The reason I'm harping on the meaning of "randomness" is because of people who don't know better (or worse – who do) saying things like this:
Read these books, then tell me you are still a committed believer that the Universe is full of nothing but matter and that random chance with no designer is responsible.
If by "random chance" you mean that nothing is predictable, I doubt you'll find any scientists who believes that. Anyone who argues against that proposition is arguing against a straw-man. Ultimately, this sort of argument is a waste of time for both the arguer and anyone listening.
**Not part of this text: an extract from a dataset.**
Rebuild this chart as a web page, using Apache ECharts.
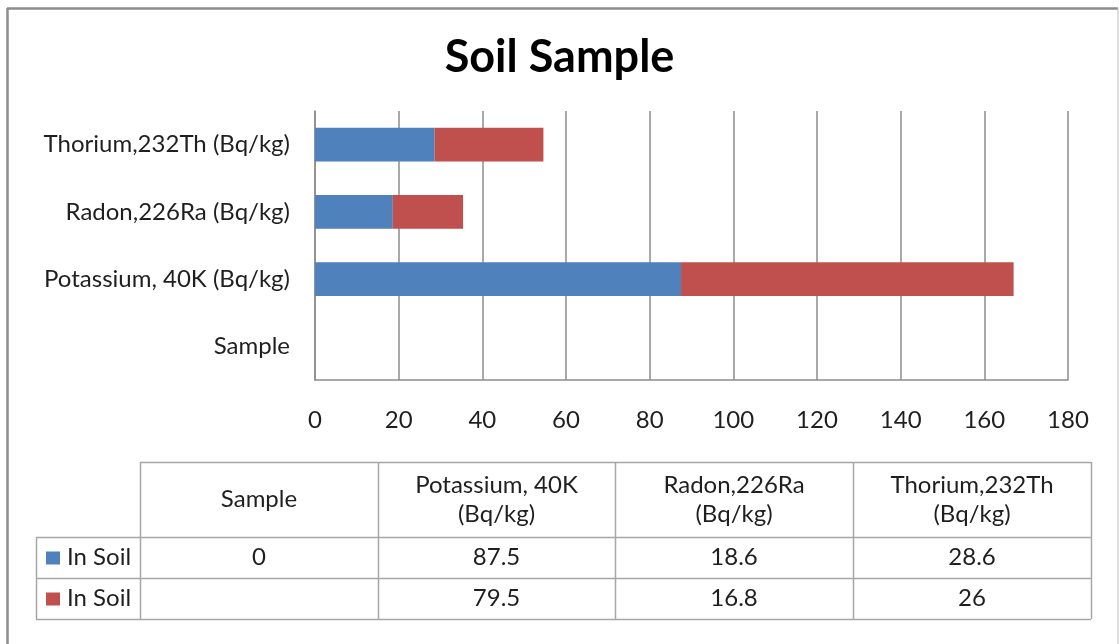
<!DOCTYPE html>
<html>
<head>
<meta charset="utf-8">
<title>Soil Sample</title>
<script src="https://cdn.jsdelivr.net/npm/echarts@6/dist/echarts.min.js"></script>
<style>
  html, body { margin: 0; padding: 0; background: #fff; }
  #chart { width: 1119px; height: 644px; }
</style>
</head>
<body>
<div id="chart"></div>
<script>
// Categories, bottom to top on the value bars
const categories = ['Sample', 'Potassium, 40K (Bq/kg)', 'Radon,226Ra (Bq/kg)', 'Thorium,232Th (Bq/kg)'];
const seriesNames = ['In Soil', 'In Soil'];
const soilFirst = [0, 87.5, 18.6, 28.6];
const soilSecond = [null, 79.5, 16.8, 26];
const xTicks = [0, 20, 40, 60, 80, 100, 120, 140, 160, 180];

const colors = ['#4F81BD', '#C0504D'];
const FONT = 'Lato';
const TEXT = '#1f1f1f';
const LINE = '#a6a6a6';
const FS = 24;

const chart = echarts.init(document.getElementById('chart'), null, { renderer: 'canvas' });

// ---- data table under the chart ----
const colX = [36, 140, 378, 615, 853, 1091];   // column boundaries
const rowY = [462, 537, 578, 619];              // row boundaries
const graphics = [];

function hLine(x1, x2, y) {
  graphics.push({ type: 'line', shape: { x1, y1: y + 0.5, x2, y2: y + 0.5 },
    style: { stroke: LINE, lineWidth: 1.5 }, silent: true });
}
function vLine(x, y1, y2) {
  graphics.push({ type: 'line', shape: { x1: x + 0.5, y1, x2: x + 0.5, y2 },
    style: { stroke: LINE, lineWidth: 1.5 }, silent: true });
}
function cellText(text, cx, cy) {
  graphics.push({ type: 'text', x: cx, y: cy, silent: true,
    style: { text, fill: TEXT, font: FS + 'px ' + FONT, align: 'center', verticalAlign: 'middle', lineHeight: 29 } });
}

// outer frame
graphics.push({ type: 'line', shape: { x1: 7.5, y1: 8, x2: 7.5, y2: 644 }, style: { stroke: '#8c8c8c', lineWidth: 2.5 }, silent: true });
graphics.push({ type: 'line', shape: { x1: 7, y1: 8.5, x2: 1118, y2: 8.5 }, style: { stroke: '#8c8c8c', lineWidth: 2.5 }, silent: true });
graphics.push({ type: 'line', shape: { x1: 1118, y1: 8, x2: 1118, y2: 644 }, style: { stroke: '#bdbdbd', lineWidth: 1 }, silent: true });

// grid lines of the table
hLine(colX[1], colX[5], rowY[0]);
hLine(colX[0], colX[5], rowY[1]);
hLine(colX[0], colX[5], rowY[2]);
hLine(colX[0], colX[5], rowY[3]);
vLine(colX[0], rowY[1], rowY[3]);
for (let i = 1; i < colX.length; i++) vLine(colX[i], rowY[0], rowY[3]);

// header cells: category names, units on a second line
categories.forEach((c, i) => {
  const label = c.replace(' (Bq/kg)', '\n(Bq/kg)');
  cellText(label, (colX[i + 1] + colX[i + 2]) / 2, (rowY[0] + rowY[1]) / 2);
});

// value rows with legend keys
[soilFirst, soilSecond].forEach((row, r) => {
  const cy = (rowY[r + 1] + rowY[r + 2]) / 2;
  graphics.push({ type: 'rect', shape: { x: 46, y: cy - 6, width: 14, height: 13 },
    style: { fill: colors[r] }, silent: true });
  graphics.push({ type: 'text', x: 67, y: cy, silent: true,
    style: { text: seriesNames[r], fill: TEXT, font: FS + 'px ' + FONT, align: 'left', verticalAlign: 'middle' } });
  row.forEach((v, i) => {
    cellText(v === null ? '' : String(v), (colX[i + 1] + colX[i + 2]) / 2, cy);
  });
});

const option = {
  animation: false,
  backgroundColor: '#ffffff',
  title: {
    text: 'Soil Sample',
    left: 'center',
    top: 30,
    textStyle: { fontFamily: FONT, fontWeight: 'bold', fontSize: 45, color: '#000' }
  },
  grid: { left: 315, right: 51, top: 111, bottom: 264, containLabel: false },
  xAxis: {
    type: 'value',
    min: xTicks[0],
    max: xTicks[xTicks.length - 1],
    interval: xTicks[1] - xTicks[0],
    axisLine: { show: true, lineStyle: { color: '#8c8c8c', width: 1.5 } },
    axisTick: { show: false },
    axisLabel: { margin: 28, fontFamily: FONT, fontSize: FS, color: TEXT },
    splitLine: { show: true, lineStyle: { color: '#8c8c8c', width: 1.5 } }
  },
  yAxis: {
    type: 'category',
    data: categories,
    axisLine: { show: true, lineStyle: { color: '#8c8c8c', width: 1.5 } },
    axisTick: { show: false },
    axisLabel: { margin: 25, fontFamily: FONT, fontSize: FS, color: TEXT },
    splitLine: { show: false }
  },
  series: [
    { name: seriesNames[0], type: 'bar', stack: 'soil', data: soilFirst, barWidth: '50%',
      itemStyle: { color: colors[0] } },
    { name: seriesNames[1], type: 'bar', stack: 'soil', data: soilSecond, barWidth: '50%',
      itemStyle: { color: colors[1] } }
  ],
  graphic: graphics
};

chart.setOption(option);
</script>
</body>
</html>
One of the features about Darwin's theory that is widely misunderstood is that it combines two ideas. The first idea is the notion of random variation. This is not terribly novel – we see it all the time. Children look a lot like their parents, but not exactly like them, and no two are alike. (Even identical twins have differences.)
The other principle in Darwin's theory is that of natural selection.
As a pigeon fancier and breeder, Darwin had lots of experience with artificial selection. He'd seen the incredible variety of pigeons breeders were able to get in a relative handful of generations, starting with the basic pigeon stock. It occurred to him that nature could select for features too.
Any feature that any organism possessed that had any impact on how well it survived and reproduced could be subject to selection. For example, an animal with longer fur might be better suited to a cold climate, and would be more likely to survive long enough to reproduce. Of course, if this animal happened to be born in a very warm climate, it would overheat very easily, and thus be less likely to survive and reproduce.
Any number of features have plausible, and in many cases easily measured, effects on both survival and reproduction. Many other features turn out to have effects that become apparent only after some study. The point is, any and all variations in any and all features that have any impact on survival are subject to natural selection. The winners of the natural selection game win the same thing the winners in artificial selection do – the right to breed and pass along their genes to the next generation.
Here's the punch line: the feedstock for evolution – random variation – is random. But natural selection is selection – the very opposite of random.
Living organisms undergo small changes during reproduction, and each change causes the organism to explore some nearby piece of probability space. If it fails to survive and reproduce in that piece of probability space, it is removed from the system by natural selection and the exploration stops at that point. Some future explorer may wander through, but it will meet the same fate at the hands of natural selection.
Other organisms may find themselves in parts of probability space that are friendlier. There, they may thrive and reproduce, and their offspring will exhibit slight variations from theirparents. Some of these variations will reverse the latest change – they'll be "explorations" back along the path followed by the last generation. Others will be explorations in other directions.
If this sound slow, it is. But when you have trillions of living things, each making their own little explorations every generation, you can cover a lot of ground. the SETI at home project uses thousands of home computers to grind through Saganloads of data, carrying out computations that would bankrupt even a very well funded project. But with thousands of computers donating "extra" processing time, a whole lot of calculation gets done in a very short time. Right now, they're managing some 64.75 trillion floating-point operations per second. A two-gigahertz processor manages two billion computing cycles every second, and a floating point operation will take at least a few cycles. The distributed computing power behind SETI at home amounts to probably a couple hundred thousand desktop computers worth of calculating power.
Now consider a planet full of miniature computers, each exploring a small corner of the possibilities available to living things, and you see a lot of things can happen in a million years.
Yes, there are some fascinating, beautiful, and intricate designs in nature. But they were designed by natural forces, and driven by one of the most powerful forces in the universe – the urge to reproduce.